--- Begin Information shown ---
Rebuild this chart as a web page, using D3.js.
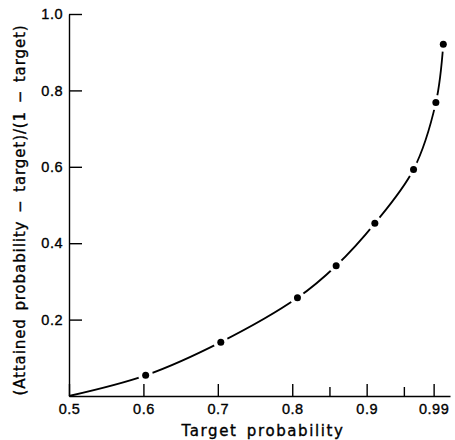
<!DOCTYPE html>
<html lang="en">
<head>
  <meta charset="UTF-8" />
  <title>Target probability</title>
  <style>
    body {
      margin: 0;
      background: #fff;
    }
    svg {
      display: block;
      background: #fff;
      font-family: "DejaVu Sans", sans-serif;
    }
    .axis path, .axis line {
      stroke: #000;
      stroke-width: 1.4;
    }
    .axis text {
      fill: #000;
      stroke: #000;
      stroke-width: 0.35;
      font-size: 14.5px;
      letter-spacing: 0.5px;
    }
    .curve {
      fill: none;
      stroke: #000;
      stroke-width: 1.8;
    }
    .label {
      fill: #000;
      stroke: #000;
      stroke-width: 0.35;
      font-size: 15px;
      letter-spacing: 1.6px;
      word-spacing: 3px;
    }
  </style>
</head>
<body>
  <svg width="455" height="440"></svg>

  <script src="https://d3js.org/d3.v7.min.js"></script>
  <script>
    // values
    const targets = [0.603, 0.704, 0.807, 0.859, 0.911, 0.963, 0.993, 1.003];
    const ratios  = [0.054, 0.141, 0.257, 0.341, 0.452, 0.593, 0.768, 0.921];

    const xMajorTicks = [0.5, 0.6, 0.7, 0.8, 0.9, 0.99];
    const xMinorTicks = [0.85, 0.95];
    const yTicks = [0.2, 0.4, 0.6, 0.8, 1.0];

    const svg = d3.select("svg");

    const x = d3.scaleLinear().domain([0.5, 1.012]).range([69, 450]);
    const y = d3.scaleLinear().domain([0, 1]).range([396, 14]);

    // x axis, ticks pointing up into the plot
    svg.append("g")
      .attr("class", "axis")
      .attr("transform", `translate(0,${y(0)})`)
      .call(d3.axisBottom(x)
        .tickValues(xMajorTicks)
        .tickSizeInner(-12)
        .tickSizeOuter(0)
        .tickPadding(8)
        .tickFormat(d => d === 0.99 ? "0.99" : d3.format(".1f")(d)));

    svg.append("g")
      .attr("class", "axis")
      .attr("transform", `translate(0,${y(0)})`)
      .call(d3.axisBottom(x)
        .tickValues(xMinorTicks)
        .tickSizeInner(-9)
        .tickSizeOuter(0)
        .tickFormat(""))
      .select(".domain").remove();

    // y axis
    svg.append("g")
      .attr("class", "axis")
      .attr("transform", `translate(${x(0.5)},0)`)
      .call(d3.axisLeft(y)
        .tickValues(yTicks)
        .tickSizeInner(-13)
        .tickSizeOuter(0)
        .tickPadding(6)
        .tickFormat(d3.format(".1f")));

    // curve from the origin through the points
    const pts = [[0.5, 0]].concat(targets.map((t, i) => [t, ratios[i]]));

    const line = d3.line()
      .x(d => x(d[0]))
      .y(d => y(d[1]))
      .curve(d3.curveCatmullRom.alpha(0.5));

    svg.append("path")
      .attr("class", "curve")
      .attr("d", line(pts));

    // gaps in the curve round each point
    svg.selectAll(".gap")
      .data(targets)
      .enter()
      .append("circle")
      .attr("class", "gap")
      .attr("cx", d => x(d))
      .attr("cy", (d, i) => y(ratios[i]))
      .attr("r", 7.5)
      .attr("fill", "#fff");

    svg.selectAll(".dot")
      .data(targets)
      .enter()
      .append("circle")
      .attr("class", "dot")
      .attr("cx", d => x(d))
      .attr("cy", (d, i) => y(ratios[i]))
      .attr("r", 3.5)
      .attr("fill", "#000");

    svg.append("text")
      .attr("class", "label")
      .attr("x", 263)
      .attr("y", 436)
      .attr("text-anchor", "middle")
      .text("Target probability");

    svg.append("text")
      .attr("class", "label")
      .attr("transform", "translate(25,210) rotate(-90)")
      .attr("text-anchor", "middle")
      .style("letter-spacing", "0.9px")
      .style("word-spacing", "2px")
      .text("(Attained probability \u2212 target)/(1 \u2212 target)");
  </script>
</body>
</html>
--- End Information shown ---
● Stated exercise
Print the listing above in full, exactly as written. Omit any pictures.

● Solution to the exercise
Rebuild this chart as a web page, using D3.js.
<!DOCTYPE html>
<html lang="en">
<head>
  <meta charset="UTF-8" />
  <title>Target probability</title>
  <style>
    body {
      margin: 0;
      background: #fff;
    }
    svg {
      display: block;
      background: #fff;
      font-family: "DejaVu Sans", sans-serif;
    }
    .axis path, .axis line {
      stroke: #000;
      stroke-width: 1.4;
    }
    .axis text {
      fill: #000;
      stroke: #000;
      stroke-width: 0.35;
      font-size: 14.5px;
      letter-spacing: 0.5px;
    }
    .curve {
      fill: none;
      stroke: #000;
      stroke-width: 1.8;
    }
    .label {
      fill: #000;
      stroke: #000;
      stroke-width: 0.35;
      font-size: 15px;
      letter-spacing: 1.6px;
      word-spacing: 3px;
    }
  </style>
</head>
<body>
  <svg width="455" height="440"></svg>

  <script src="https://d3js.org/d3.v7.min.js"></script>
  <script>
    // values
    const targets = [0.603, 0.704, 0.807, 0.859, 0.911, 0.963, 0.993, 1.003];
    const ratios  = [0.054, 0.141, 0.257, 0.341, 0.452, 0.593, 0.768, 0.921];

    const xMajorTicks = [0.5, 0.6, 0.7, 0.8, 0.9, 0.99];
    const xMinorTicks = [0.85, 0.95];
    const yTicks = [0.2, 0.4, 0.6, 0.8, 1.0];

    const svg = d3.select("svg");

    const x = d3.scaleLinear().domain([0.5, 1.012]).range([69, 450]);
    const y = d3.scaleLinear().domain([0, 1]).range([396, 14]);

    // x axis, ticks pointing up into the plot
    svg.append("g")
      .attr("class", "axis")
      .attr("transform", `translate(0,${y(0)})`)
      .call(d3.axisBottom(x)
        .tickValues(xMajorTicks)
        .tickSizeInner(-12)
        .tickSizeOuter(0)
        .tickPadding(8)
        .tickFormat(d => d === 0.99 ? "0.99" : d3.format(".1f")(d)));

    svg.append("g")
      .attr("class", "axis")
      .attr("transform", `translate(0,${y(0)})`)
      .call(d3.axisBottom(x)
        .tickValues(xMinorTicks)
        .tickSizeInner(-9)
        .tickSizeOuter(0)
        .tickFormat(""))
      .select(".domain").remove();

    // y axis
    svg.append("g")
      .attr("class", "axis")
      .attr("transform", `translate(${x(0.5)},0)`)
      .call(d3.axisLeft(y)
        .tickValues(yTicks)
        .tickSizeInner(-13)
        .tickSizeOuter(0)
        .tickPadding(6)
        .tickFormat(d3.format(".1f")));

    // curve from the origin through the points
    const pts = [[0.5, 0]].concat(targets.map((t, i) => [t, ratios[i]]));

    const line = d3.line()
      .x(d => x(d[0]))
      .y(d => y(d[1]))
      .curve(d3.curveCatmullRom.alpha(0.5));

    svg.append("path")
      .attr("class", "curve")
      .attr("d", line(pts));

    // gaps in the curve round each point
    svg.selectAll(".gap")
      .data(targets)
      .enter()
      .append("circle")
      .attr("class", "gap")
      .attr("cx", d => x(d))
      .attr("cy", (d, i) => y(ratios[i]))
      .attr("r", 7.5)
      .attr("fill", "#fff");

    svg.selectAll(".dot")
      .data(targets)
      .enter()
      .append("circle")
      .attr("class", "dot")
      .attr("cx", d => x(d))
      .attr("cy", (d, i) => y(ratios[i]))
      .attr("r", 3.5)
      .attr("fill", "#000");

    svg.append("text")
      .attr("class", "label")
      .attr("x", 263)
      .attr("y", 436)
      .attr("text-anchor", "middle")
      .text("Target probability");

    svg.append("text")
      .attr("class", "label")
      .attr("transform", "translate(25,210) rotate(-90)")
      .attr("text-anchor", "middle")
      .style("letter-spacing", "0.9px")
      .style("word-spacing", "2px")
      .text("(Attained probability \u2212 target)/(1 \u2212 target)");
  </script>
</body>
</html>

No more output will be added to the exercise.